Hundreds of millions of dollars of debt that would be issued after a proposed restructuring at the Luxembourg-based maker of glass and metal drinks containers has changed hands in recent months at prices as high as 110 cents on the dollar, according to people familiar with the matter.

Trading in Ardagh debt on a “when issued” basis comes after months in which new debt from Altice France, the European arm of Patrick Drahi’s heavily indebted telecoms empire, was sold to investors before it was issued upon completion of the restructuring.

The burgeoning market in such debt is a sign of the aggressive tactics employed by creditors of conglomerates that were built up in the era of cheap money. As businesses have been forced to restructure by higher interest rates, creditors have clubbed together in co-operation agreements to secure favourable terms.

These include not only writing down debt in exchange for some equity but also providing new and expensive debt to companies once they emerge from a restructuring. Some creditors have sought to profit early while staying in the driver’s seat, by selling their rights to the new bonds before they come into existence.

“In a restructuring, obviously the company is not in the world’s strongest position, which means that lenders, whose consent may be needed, can push things harder . . . there’s often only a limited amount the company can do about the pricing [of the new debt],” said Richard Tett, a restructuring partner at law firm Freshfields. “It’s definitely becoming more common.”

The interest rate on new debt is priced in accordance with the company’s financial health before the restructuring but is issued by a “bright, new, post-restructuring capital structure and is generally senior ranking”, often making it worth paying a premium for, Tett added.

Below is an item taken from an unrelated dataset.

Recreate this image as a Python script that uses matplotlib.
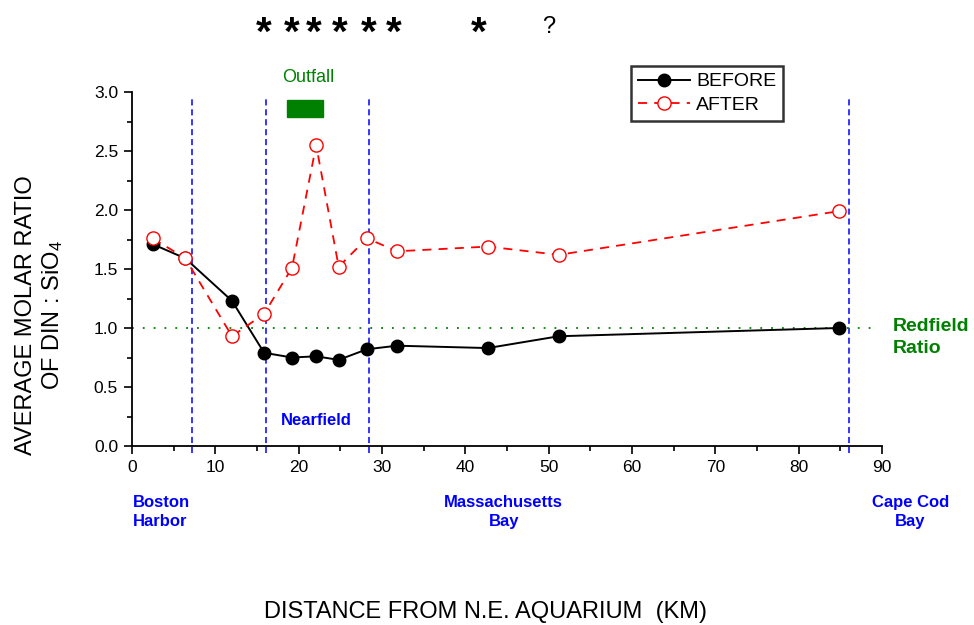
import matplotlib
matplotlib.use("Agg")
import matplotlib.pyplot as plt
from matplotlib.transforms import blended_transform_factory
from matplotlib.ticker import MultipleLocator
from matplotlib.patches import Rectangle

plt.rcParams['font.family'] = ['Liberation Sans', 'DejaVu Sans']
plt.rcParams['mathtext.fontset'] = 'custom'
plt.rcParams['mathtext.rm'] = 'Liberation Sans'
plt.rcParams['mathtext.it'] = 'Liberation Sans:italic'

# ---- data ----
distance_km = [2.5, 6.4, 12.0, 15.85, 19.2, 22.1, 24.8, 28.2, 31.8, 42.7, 51.2, 84.8]
before = [1.71, 1.59, 1.23, 0.79, 0.75, 0.76, 0.73, 0.82, 0.85, 0.83, 0.93, 1.00]
after = [1.76, 1.59, 0.93, 1.12, 1.51, 2.55, 1.52, 1.76, 1.65, 1.69, 1.62, 1.99]
boundaries_km = [7.2, 16.1, 28.4, 86.0]
redfield_ratio = 1.0
outfall_range = [18.6, 22.9]
sig_marks_x = [15.84, 19.2, 21.84, 24.96, 28.36, 31.36, 41.64, 49.96]
sig_marks = ['*', '*', '*', '*', '*', '*', '*', '?']
region_labels = ['Boston\nHarbor', 'Massachusetts\nBay', 'Cape Cod\nBay']
region_label_x = [0.1, 44.6, 93.4]
xticks = list(range(0, 91, 10))
yticks = [0.0, 0.5, 1.0, 1.5, 2.0, 2.5, 3.0]

W, H = 974, 625
fig = plt.figure(figsize=(W / 100, H / 100), dpi=100)
ax = fig.add_axes([132 / W, 1 - 446 / H, 750 / W, 354 / H])
ax.set_xlim(0, 90)
ax.set_ylim(0, 3.0)

# boundaries
ax.vlines(boundaries_km, -0.06, 2.97, colors='#0000FF', linewidth=1.1,
          linestyles=(0, (4, 2.5)), clip_on=False, zorder=1)
# Redfield line
ax.plot([0, 89.2], [redfield_ratio, redfield_ratio], color='#008000', lw=1.3,
        dashes=(1, 5), clip_on=False, zorder=1)

ax.plot(distance_km, before, color='black', lw=1.4, marker='o', ms=9,
        mfc='black', mec='black', label='BEFORE', zorder=3)
ax.plot(distance_km, after, color='#FF0000', lw=1.3, dashes=(5, 4), marker='o',
        ms=9.5, mfc='white', mec='#FF0000', mew=1.0, label='AFTER', zorder=4)

# outfall bar
ax.add_patch(Rectangle((outfall_range[0], 2.79), outfall_range[1] - outfall_range[0],
                       0.14, color='#008000', clip_on=False, zorder=2))
ax.text(21.1, 3.12, 'Outfall', color='#008000', fontsize=13, ha='center',
        va='center')
ax.text(22.1, 0.22, 'Nearfield', color='#0000FF', fontsize=12, fontweight='bold',
        ha='center', va='center')
ax.text(91.3, 0.92, 'Redfield\nRatio', color='#008000', fontsize=14,
        fontweight='bold', ha='left', va='center', linespacing=1.33, clip_on=False)

for xm, s in zip(sig_marks_x, sig_marks):
    if s == '*':
        ax.text(xm, 3.40, s, fontsize=29, fontweight='bold', ha='center',
                va='baseline', clip_on=False)
    else:
        ax.text(xm, 3.50, s, fontsize=17, ha='center', va='baseline', clip_on=False)

tr = blended_transform_factory(ax.transData, fig.transFigure)
for xl, lab in zip(region_label_x, region_labels):
    ha = 'left' if xl < 1 else 'center'
    ax.text(xl, 1 - 512 / H, lab, transform=tr, color='#0000FF', fontsize=12,
            fontweight='bold', ha=ha, va='center', multialignment=ha,
            linespacing=1.3, clip_on=False)

# axes styling
for s in ['top', 'right']:
    ax.spines[s].set_visible(False)
for s in ['left', 'bottom']:
    ax.spines[s].set_linewidth(1.3)
ax.set_xticks(xticks)
ax.set_yticks(yticks)
ax.set_yticklabels([f'{v:.1f}' for v in yticks])
ax.xaxis.set_minor_locator(MultipleLocator(5))
ax.yaxis.set_minor_locator(MultipleLocator(0.25))
ax.tick_params(which='major', direction='out', length=6, width=1.2,
               labelsize=12.5, pad=4)
ax.tick_params(which='minor', direction='out', length=3.5, width=1.2)

fig.text(40 / W, 1 - 315 / H, 'AVERAGE MOLAR RATIO\nOF DIN : SiO$_4$', rotation=90,
         ha='center', va='center', multialignment='center', fontsize=17,
         linespacing=1.2)
fig.text(486 / W, 1 - 612 / H, 'DISTANCE FROM N.E. AQUARIUM  (KM)', ha='center',
         va='center', fontsize=17)

leg = ax.legend(loc='upper left', bbox_to_anchor=(631 / W, 1 - 66 / H),
                bbox_transform=fig.transFigure, borderaxespad=0, fontsize=14,
                fancybox=False, frameon=True, handlelength=2.7,
                handletextpad=0.3, labelspacing=0.3, borderpad=0.35)
leg.get_frame().set_edgecolor('black')
leg.get_frame().set_linewidth(1.8)

fig.savefig('out.png', dpi=100)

Ardagh announced its restructuring deal in July after more than a year of negotiations with creditors owed more than $10bn. The deal has yet to be sanctioned but has support from the vast majority of creditors.

Founder Paul Coulson, who built Ardagh from a small Dublin bottling plant through two decades of debt-fuelled acquisitions, would cede control under the restructuring to a group of bondholders. Shareholders would receive $300mn, of which just over $100mn would go to Coulson.

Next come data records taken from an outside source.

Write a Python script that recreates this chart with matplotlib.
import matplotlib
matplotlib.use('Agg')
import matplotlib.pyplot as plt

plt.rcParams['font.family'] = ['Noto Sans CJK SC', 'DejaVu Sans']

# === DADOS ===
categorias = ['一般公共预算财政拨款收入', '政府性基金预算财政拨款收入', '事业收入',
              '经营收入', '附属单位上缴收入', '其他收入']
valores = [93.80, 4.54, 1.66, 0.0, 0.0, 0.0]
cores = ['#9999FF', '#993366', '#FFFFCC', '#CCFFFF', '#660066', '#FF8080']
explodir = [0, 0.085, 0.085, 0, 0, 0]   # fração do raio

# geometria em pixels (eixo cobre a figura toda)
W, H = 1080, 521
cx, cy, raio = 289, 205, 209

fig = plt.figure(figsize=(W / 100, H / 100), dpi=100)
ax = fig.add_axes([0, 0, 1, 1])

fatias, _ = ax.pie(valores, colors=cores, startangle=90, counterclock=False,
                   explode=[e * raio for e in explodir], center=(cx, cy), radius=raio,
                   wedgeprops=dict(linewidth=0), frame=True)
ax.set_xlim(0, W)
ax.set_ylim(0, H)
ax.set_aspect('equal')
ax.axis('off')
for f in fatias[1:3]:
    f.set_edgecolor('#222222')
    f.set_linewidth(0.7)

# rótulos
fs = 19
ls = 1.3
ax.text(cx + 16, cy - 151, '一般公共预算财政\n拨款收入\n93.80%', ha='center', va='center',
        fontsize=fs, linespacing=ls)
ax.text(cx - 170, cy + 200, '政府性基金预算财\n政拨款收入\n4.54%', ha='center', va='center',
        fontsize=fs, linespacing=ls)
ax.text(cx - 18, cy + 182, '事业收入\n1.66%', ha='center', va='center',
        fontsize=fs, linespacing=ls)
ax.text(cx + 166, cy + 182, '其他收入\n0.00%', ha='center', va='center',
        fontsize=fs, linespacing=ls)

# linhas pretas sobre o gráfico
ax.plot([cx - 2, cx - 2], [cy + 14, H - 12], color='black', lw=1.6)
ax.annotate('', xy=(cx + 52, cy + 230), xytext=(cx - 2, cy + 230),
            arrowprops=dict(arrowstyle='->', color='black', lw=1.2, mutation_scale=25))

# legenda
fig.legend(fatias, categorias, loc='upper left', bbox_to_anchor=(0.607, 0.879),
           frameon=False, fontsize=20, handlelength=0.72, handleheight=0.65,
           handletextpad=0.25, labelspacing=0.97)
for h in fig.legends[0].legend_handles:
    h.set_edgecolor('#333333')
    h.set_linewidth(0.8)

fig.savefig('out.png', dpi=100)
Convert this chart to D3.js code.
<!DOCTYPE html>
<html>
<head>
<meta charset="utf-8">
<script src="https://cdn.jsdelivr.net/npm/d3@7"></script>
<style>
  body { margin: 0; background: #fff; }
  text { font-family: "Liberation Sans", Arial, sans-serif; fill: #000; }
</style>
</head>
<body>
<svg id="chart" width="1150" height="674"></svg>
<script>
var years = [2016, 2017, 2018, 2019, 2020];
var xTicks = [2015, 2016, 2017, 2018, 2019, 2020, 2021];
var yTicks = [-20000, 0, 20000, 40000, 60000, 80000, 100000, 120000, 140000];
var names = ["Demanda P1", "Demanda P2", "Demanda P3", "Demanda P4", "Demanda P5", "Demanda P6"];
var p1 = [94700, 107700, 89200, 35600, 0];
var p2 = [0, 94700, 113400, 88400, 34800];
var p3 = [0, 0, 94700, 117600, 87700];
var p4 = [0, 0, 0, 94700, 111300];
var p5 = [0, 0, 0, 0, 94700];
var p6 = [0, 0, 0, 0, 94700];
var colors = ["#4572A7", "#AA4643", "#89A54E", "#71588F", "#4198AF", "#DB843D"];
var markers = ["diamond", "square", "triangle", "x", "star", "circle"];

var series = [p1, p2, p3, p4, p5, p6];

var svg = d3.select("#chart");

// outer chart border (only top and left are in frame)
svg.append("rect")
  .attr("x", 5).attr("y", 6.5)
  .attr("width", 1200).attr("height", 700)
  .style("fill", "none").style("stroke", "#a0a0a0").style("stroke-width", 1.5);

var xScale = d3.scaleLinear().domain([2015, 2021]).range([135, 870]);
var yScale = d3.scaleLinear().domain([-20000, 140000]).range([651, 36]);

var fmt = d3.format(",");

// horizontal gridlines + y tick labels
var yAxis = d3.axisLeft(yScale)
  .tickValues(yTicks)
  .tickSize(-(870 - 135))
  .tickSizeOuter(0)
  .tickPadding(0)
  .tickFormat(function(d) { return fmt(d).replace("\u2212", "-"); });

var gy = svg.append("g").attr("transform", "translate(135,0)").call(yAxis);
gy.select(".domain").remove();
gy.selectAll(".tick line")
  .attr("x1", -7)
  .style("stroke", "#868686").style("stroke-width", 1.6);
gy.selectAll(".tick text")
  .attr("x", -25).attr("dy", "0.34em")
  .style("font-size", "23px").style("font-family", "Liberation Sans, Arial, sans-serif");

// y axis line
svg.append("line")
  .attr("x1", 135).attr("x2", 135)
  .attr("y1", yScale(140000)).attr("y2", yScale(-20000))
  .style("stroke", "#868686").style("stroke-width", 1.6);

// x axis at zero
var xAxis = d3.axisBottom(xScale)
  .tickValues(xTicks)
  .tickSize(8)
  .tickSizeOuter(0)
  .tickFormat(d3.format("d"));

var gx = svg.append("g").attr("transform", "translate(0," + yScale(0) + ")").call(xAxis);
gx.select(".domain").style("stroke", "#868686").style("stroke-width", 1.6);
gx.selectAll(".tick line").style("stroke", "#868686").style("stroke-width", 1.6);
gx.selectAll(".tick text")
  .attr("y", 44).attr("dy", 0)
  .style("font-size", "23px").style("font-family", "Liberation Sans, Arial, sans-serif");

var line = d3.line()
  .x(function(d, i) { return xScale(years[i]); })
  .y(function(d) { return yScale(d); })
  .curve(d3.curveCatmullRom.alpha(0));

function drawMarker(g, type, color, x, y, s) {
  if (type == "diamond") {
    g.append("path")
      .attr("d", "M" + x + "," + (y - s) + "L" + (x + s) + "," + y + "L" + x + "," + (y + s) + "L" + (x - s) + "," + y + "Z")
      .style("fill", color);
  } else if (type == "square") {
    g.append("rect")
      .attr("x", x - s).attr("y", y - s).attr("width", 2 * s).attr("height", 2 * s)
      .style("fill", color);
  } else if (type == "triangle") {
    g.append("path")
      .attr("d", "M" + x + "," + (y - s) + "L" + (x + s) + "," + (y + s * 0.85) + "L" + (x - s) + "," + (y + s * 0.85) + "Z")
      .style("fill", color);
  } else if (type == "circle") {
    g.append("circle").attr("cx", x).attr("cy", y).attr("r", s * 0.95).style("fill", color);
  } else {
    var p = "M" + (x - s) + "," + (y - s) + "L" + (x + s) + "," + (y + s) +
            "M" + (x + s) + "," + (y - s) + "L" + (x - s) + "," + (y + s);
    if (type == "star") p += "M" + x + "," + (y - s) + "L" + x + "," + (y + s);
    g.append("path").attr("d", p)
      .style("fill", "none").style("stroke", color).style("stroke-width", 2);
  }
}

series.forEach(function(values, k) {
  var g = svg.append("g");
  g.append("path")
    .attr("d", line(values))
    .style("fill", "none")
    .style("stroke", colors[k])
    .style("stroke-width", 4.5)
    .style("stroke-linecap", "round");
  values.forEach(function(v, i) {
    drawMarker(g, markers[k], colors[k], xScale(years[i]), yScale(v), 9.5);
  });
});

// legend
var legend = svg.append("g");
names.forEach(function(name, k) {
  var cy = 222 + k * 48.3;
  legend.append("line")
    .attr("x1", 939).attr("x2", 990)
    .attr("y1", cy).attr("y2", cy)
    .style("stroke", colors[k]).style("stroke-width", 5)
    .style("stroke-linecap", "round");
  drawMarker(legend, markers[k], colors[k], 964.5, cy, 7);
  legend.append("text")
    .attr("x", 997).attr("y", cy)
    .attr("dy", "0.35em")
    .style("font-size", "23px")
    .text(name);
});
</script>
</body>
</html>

The group’s riskiest $1.7bn of so-called payment-in-kind bonds would be fully written off in exchange for a 7.5 per cent stake in the business. The remaining equity would be passed to Ardagh’s unsecured bondholders, including London’s Arini Capital Management — founded by former Credit Suisse trader Hamza Lemssouguer — and US-based Canyon Partners, as part of a debt-for-equity swap.

Existing bondholders would also provide $1.5bn of new funding to the group, while a loan that Apollo Global Management provided last year would be repaid in full.

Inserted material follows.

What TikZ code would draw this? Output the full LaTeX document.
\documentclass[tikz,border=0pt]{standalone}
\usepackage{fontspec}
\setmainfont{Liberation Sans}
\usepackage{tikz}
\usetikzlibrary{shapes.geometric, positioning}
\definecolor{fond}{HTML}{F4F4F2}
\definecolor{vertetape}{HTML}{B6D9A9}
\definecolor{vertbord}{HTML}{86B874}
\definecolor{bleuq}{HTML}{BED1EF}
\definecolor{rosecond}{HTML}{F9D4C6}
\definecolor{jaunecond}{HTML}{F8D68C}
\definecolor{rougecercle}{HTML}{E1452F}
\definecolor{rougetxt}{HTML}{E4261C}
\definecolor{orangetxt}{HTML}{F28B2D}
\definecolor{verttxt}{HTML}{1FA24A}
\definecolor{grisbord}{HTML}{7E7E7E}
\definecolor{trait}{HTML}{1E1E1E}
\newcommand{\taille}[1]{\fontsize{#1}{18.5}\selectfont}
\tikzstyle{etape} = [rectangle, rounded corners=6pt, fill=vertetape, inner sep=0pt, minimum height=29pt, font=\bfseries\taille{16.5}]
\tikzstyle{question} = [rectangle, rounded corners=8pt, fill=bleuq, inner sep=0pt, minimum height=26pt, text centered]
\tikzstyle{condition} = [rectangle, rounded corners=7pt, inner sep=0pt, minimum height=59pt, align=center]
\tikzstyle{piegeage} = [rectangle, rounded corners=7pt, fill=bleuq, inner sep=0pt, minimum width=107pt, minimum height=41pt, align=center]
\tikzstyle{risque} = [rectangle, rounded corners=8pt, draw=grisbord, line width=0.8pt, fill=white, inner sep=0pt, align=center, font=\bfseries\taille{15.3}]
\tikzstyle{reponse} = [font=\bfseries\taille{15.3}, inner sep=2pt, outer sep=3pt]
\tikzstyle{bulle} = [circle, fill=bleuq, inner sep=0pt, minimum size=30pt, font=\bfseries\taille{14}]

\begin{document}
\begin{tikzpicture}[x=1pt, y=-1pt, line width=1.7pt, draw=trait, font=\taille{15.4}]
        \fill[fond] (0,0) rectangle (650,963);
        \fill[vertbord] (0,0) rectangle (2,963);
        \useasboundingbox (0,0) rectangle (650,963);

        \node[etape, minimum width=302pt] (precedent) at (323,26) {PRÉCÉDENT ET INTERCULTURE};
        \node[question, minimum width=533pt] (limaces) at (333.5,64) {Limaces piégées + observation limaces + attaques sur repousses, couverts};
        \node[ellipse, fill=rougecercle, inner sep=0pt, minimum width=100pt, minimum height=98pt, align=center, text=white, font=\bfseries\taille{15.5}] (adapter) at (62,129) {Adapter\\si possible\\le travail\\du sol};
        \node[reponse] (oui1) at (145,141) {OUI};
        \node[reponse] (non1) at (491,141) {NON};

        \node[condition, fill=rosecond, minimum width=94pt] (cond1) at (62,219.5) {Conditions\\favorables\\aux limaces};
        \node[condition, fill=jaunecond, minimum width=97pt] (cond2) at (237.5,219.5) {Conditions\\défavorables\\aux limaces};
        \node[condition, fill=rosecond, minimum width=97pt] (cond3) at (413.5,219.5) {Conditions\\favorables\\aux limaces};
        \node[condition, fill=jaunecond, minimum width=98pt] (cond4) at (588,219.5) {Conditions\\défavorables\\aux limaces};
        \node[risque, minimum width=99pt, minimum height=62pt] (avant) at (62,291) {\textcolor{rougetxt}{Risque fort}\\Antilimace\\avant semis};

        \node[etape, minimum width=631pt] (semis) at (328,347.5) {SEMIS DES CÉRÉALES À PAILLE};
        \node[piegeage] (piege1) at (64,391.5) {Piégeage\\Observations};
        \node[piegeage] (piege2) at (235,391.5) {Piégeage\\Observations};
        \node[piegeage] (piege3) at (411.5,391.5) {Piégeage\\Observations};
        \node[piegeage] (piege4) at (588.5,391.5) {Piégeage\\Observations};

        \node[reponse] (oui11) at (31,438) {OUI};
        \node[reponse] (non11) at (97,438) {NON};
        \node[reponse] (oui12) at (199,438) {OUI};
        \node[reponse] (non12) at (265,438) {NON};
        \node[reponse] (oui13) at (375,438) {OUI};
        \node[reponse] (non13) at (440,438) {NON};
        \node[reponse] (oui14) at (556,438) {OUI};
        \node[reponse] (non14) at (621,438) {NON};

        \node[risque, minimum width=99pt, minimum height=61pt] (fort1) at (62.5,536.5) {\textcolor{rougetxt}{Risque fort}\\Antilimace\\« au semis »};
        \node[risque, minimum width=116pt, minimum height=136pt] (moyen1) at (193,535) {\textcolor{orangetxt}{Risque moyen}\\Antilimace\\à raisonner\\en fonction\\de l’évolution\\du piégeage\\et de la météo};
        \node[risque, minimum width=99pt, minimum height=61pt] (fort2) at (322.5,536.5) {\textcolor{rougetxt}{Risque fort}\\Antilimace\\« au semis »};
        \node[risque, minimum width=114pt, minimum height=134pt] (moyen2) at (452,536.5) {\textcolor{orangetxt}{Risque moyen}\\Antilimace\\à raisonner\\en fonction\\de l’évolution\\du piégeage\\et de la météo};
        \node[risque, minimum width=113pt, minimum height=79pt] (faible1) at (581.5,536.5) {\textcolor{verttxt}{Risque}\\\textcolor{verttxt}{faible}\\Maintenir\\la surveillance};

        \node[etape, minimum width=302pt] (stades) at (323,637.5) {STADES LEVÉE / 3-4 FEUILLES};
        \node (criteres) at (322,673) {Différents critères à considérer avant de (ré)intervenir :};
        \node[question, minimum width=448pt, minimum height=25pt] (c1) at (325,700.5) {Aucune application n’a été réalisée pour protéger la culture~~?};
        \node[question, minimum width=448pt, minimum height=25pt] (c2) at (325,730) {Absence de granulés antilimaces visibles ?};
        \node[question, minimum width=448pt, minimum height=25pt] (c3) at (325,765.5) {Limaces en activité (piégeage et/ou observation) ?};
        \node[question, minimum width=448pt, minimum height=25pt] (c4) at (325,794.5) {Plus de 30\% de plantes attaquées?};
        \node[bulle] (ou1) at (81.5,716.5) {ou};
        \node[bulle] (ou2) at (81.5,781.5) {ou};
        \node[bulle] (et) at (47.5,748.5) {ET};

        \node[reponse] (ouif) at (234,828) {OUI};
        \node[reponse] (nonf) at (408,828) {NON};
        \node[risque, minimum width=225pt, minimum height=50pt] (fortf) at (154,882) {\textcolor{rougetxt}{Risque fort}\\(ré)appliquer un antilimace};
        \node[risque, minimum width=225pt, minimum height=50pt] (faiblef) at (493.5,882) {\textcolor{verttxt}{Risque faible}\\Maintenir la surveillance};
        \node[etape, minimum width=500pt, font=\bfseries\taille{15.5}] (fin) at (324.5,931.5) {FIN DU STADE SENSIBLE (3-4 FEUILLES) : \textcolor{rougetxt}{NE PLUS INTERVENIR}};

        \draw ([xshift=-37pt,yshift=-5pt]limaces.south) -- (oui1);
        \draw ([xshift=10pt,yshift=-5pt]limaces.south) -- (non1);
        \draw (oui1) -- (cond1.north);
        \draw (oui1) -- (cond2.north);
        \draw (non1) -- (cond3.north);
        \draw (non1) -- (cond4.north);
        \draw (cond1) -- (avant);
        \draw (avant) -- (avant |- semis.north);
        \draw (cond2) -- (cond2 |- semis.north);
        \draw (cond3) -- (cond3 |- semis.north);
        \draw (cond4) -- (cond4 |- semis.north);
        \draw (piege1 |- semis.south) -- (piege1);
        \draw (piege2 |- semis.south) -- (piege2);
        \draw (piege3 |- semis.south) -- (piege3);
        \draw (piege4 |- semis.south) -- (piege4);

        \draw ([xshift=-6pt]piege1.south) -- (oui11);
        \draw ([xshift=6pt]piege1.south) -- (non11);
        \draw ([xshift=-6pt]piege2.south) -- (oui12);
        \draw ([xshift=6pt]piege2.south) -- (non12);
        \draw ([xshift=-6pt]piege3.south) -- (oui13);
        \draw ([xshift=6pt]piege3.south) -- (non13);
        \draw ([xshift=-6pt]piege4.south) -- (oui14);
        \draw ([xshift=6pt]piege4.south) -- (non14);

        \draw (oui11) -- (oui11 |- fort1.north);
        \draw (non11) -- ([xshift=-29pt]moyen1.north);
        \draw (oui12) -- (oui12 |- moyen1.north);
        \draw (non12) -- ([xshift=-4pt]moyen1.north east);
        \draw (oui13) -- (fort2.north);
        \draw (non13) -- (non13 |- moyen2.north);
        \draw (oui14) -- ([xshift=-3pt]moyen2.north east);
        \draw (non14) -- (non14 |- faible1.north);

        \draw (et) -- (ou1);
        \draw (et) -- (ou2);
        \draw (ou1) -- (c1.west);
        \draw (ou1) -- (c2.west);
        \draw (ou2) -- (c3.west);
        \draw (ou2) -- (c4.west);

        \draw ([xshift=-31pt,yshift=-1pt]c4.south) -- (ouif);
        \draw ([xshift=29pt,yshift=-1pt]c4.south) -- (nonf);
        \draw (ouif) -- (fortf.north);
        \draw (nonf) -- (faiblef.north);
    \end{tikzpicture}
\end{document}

Those existing creditors have already been able to offload hundreds of millions of dollars in the yet-to-be-issued bonds to investors willing to pay over the odds, attracted by an interest rate of 9.5 per cent on debt that would be issued by a company with much lower leverage than before the restructuring.

“Co-op agreements make it impossible to trade old [credit] facilities between groups,” said one bond investor who has been trading Ardagh’s potential new debt. “‘When issued’ offers a way to get around that . . .[but buyers] have to have conviction that the deal will go through.”

Although credit investors have bought large amounts of Ardagh’s debt on the basis that the restructuring will go ahead, dissenting creditors Deutsche Bank and hedge fund Carronade Capital are opposing the deal. If for any reason the transaction does not go through, the sales will have to be unwound.

Earlier this year, some traders were quoting Thames Water’s then- proposed €3bn in emergency financing, that was to be provided by senior creditors including hedge funds Elliott and Silver Point, at 112 per cent of face value while the new debt issuance was still being challenged in court. It has since been waved through.